— START Supplied data —

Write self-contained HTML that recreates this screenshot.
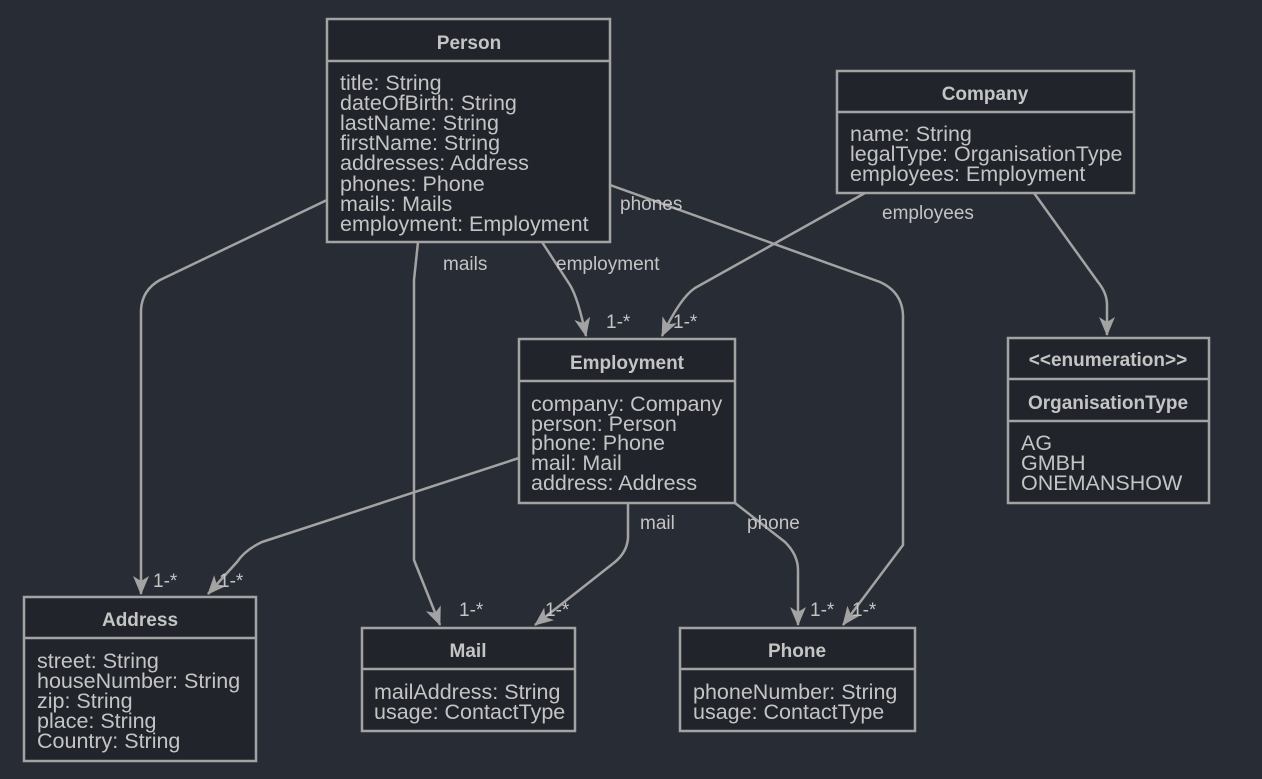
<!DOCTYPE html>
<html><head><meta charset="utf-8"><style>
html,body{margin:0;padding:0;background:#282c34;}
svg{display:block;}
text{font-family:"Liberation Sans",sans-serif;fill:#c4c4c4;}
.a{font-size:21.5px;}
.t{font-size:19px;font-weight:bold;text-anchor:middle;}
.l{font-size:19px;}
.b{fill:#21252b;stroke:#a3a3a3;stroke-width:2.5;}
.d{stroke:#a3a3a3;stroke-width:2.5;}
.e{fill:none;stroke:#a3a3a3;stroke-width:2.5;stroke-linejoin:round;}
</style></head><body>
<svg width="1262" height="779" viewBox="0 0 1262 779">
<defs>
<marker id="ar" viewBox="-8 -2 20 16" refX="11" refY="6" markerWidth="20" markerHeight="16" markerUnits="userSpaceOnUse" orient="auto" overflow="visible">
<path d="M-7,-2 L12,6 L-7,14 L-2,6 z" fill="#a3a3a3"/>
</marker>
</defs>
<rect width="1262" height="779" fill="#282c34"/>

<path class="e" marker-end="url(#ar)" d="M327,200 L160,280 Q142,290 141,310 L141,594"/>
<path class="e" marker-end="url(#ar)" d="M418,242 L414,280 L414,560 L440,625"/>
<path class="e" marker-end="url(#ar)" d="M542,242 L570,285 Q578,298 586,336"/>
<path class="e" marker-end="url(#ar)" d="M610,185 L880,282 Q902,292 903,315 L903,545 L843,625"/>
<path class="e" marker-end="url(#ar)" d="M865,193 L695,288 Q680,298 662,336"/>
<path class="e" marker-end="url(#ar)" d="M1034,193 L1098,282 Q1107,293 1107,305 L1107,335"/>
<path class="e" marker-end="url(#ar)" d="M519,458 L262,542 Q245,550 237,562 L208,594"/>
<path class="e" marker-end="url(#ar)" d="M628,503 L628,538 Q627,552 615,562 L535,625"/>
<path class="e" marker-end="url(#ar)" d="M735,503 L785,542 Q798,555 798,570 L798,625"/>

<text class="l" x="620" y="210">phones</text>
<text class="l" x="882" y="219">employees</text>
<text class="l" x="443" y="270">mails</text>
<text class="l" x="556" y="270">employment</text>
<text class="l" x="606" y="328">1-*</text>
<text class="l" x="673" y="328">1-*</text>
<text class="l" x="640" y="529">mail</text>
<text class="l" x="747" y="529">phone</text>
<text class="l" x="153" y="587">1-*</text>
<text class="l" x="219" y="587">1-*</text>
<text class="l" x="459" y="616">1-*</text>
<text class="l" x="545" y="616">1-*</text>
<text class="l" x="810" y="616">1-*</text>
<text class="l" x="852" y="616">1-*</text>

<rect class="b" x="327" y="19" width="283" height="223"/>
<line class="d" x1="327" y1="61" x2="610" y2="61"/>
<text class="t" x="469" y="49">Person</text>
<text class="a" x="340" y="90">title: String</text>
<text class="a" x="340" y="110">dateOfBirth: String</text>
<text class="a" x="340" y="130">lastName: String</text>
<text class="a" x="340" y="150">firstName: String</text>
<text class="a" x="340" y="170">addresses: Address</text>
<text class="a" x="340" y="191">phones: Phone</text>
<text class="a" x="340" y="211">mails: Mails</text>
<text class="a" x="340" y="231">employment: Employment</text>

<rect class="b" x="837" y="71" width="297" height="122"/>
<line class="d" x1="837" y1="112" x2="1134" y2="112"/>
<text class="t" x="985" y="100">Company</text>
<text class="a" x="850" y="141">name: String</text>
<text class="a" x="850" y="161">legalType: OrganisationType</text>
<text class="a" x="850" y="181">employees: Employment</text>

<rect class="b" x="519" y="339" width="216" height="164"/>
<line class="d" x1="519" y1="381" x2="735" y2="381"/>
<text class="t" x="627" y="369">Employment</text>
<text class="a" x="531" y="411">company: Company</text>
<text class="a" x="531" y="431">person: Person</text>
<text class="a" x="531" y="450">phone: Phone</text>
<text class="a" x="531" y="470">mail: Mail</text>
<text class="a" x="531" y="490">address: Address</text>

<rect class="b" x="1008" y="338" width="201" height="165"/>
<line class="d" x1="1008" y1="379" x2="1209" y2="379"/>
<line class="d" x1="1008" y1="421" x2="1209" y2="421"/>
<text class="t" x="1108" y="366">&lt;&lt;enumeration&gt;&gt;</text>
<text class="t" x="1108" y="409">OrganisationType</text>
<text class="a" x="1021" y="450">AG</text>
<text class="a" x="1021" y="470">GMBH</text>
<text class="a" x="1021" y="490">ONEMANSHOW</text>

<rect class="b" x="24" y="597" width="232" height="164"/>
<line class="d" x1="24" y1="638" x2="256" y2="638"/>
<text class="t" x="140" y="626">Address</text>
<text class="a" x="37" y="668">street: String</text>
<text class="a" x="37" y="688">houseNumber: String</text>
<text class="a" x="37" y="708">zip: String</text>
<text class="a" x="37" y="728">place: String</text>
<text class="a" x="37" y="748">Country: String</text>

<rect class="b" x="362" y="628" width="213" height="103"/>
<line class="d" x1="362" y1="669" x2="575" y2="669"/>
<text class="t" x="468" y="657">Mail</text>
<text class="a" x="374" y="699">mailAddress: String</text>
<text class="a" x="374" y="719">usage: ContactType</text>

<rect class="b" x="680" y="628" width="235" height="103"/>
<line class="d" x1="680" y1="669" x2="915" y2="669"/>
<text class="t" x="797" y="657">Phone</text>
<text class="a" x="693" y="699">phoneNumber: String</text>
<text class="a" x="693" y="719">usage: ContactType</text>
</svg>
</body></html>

— END Supplied data —

• **Task statement**: All the lines above are to be reproduced exactly, except the pictures.

• **Full answer**:
Write self-contained HTML that recreates this screenshot.
<!DOCTYPE html>
<html><head><meta charset="utf-8"><style>
html,body{margin:0;padding:0;background:#282c34;}
svg{display:block;}
text{font-family:"Liberation Sans",sans-serif;fill:#c4c4c4;}
.a{font-size:21.5px;}
.t{font-size:19px;font-weight:bold;text-anchor:middle;}
.l{font-size:19px;}
.b{fill:#21252b;stroke:#a3a3a3;stroke-width:2.5;}
.d{stroke:#a3a3a3;stroke-width:2.5;}
.e{fill:none;stroke:#a3a3a3;stroke-width:2.5;stroke-linejoin:round;}
</style></head><body>
<svg width="1262" height="779" viewBox="0 0 1262 779">
<defs>
<marker id="ar" viewBox="-8 -2 20 16" refX="11" refY="6" markerWidth="20" markerHeight="16" markerUnits="userSpaceOnUse" orient="auto" overflow="visible">
<path d="M-7,-2 L12,6 L-7,14 L-2,6 z" fill="#a3a3a3"/>
</marker>
</defs>
<rect width="1262" height="779" fill="#282c34"/>

<path class="e" marker-end="url(#ar)" d="M327,200 L160,280 Q142,290 141,310 L141,594"/>
<path class="e" marker-end="url(#ar)" d="M418,242 L414,280 L414,560 L440,625"/>
<path class="e" marker-end="url(#ar)" d="M542,242 L570,285 Q578,298 586,336"/>
<path class="e" marker-end="url(#ar)" d="M610,185 L880,282 Q902,292 903,315 L903,545 L843,625"/>
<path class="e" marker-end="url(#ar)" d="M865,193 L695,288 Q680,298 662,336"/>
<path class="e" marker-end="url(#ar)" d="M1034,193 L1098,282 Q1107,293 1107,305 L1107,335"/>
<path class="e" marker-end="url(#ar)" d="M519,458 L262,542 Q245,550 237,562 L208,594"/>
<path class="e" marker-end="url(#ar)" d="M628,503 L628,538 Q627,552 615,562 L535,625"/>
<path class="e" marker-end="url(#ar)" d="M735,503 L785,542 Q798,555 798,570 L798,625"/>

<text class="l" x="620" y="210">phones</text>
<text class="l" x="882" y="219">employees</text>
<text class="l" x="443" y="270">mails</text>
<text class="l" x="556" y="270">employment</text>
<text class="l" x="606" y="328">1-*</text>
<text class="l" x="673" y="328">1-*</text>
<text class="l" x="640" y="529">mail</text>
<text class="l" x="747" y="529">phone</text>
<text class="l" x="153" y="587">1-*</text>
<text class="l" x="219" y="587">1-*</text>
<text class="l" x="459" y="616">1-*</text>
<text class="l" x="545" y="616">1-*</text>
<text class="l" x="810" y="616">1-*</text>
<text class="l" x="852" y="616">1-*</text>

<rect class="b" x="327" y="19" width="283" height="223"/>
<line class="d" x1="327" y1="61" x2="610" y2="61"/>
<text class="t" x="469" y="49">Person</text>
<text class="a" x="340" y="90">title: String</text>
<text class="a" x="340" y="110">dateOfBirth: String</text>
<text class="a" x="340" y="130">lastName: String</text>
<text class="a" x="340" y="150">firstName: String</text>
<text class="a" x="340" y="170">addresses: Address</text>
<text class="a" x="340" y="191">phones: Phone</text>
<text class="a" x="340" y="211">mails: Mails</text>
<text class="a" x="340" y="231">employment: Employment</text>

<rect class="b" x="837" y="71" width="297" height="122"/>
<line class="d" x1="837" y1="112" x2="1134" y2="112"/>
<text class="t" x="985" y="100">Company</text>
<text class="a" x="850" y="141">name: String</text>
<text class="a" x="850" y="161">legalType: OrganisationType</text>
<text class="a" x="850" y="181">employees: Employment</text>

<rect class="b" x="519" y="339" width="216" height="164"/>
<line class="d" x1="519" y1="381" x2="735" y2="381"/>
<text class="t" x="627" y="369">Employment</text>
<text class="a" x="531" y="411">company: Company</text>
<text class="a" x="531" y="431">person: Person</text>
<text class="a" x="531" y="450">phone: Phone</text>
<text class="a" x="531" y="470">mail: Mail</text>
<text class="a" x="531" y="490">address: Address</text>

<rect class="b" x="1008" y="338" width="201" height="165"/>
<line class="d" x1="1008" y1="379" x2="1209" y2="379"/>
<line class="d" x1="1008" y1="421" x2="1209" y2="421"/>
<text class="t" x="1108" y="366">&lt;&lt;enumeration&gt;&gt;</text>
<text class="t" x="1108" y="409">OrganisationType</text>
<text class="a" x="1021" y="450">AG</text>
<text class="a" x="1021" y="470">GMBH</text>
<text class="a" x="1021" y="490">ONEMANSHOW</text>

<rect class="b" x="24" y="597" width="232" height="164"/>
<line class="d" x1="24" y1="638" x2="256" y2="638"/>
<text class="t" x="140" y="626">Address</text>
<text class="a" x="37" y="668">street: String</text>
<text class="a" x="37" y="688">houseNumber: String</text>
<text class="a" x="37" y="708">zip: String</text>
<text class="a" x="37" y="728">place: String</text>
<text class="a" x="37" y="748">Country: String</text>

<rect class="b" x="362" y="628" width="213" height="103"/>
<line class="d" x1="362" y1="669" x2="575" y2="669"/>
<text class="t" x="468" y="657">Mail</text>
<text class="a" x="374" y="699">mailAddress: String</text>
<text class="a" x="374" y="719">usage: ContactType</text>

<rect class="b" x="680" y="628" width="235" height="103"/>
<line class="d" x1="680" y1="669" x2="915" y2="669"/>
<text class="t" x="797" y="657">Phone</text>
<text class="a" x="693" y="699">phoneNumber: String</text>
<text class="a" x="693" y="719">usage: ContactType</text>
</svg>
</body></html>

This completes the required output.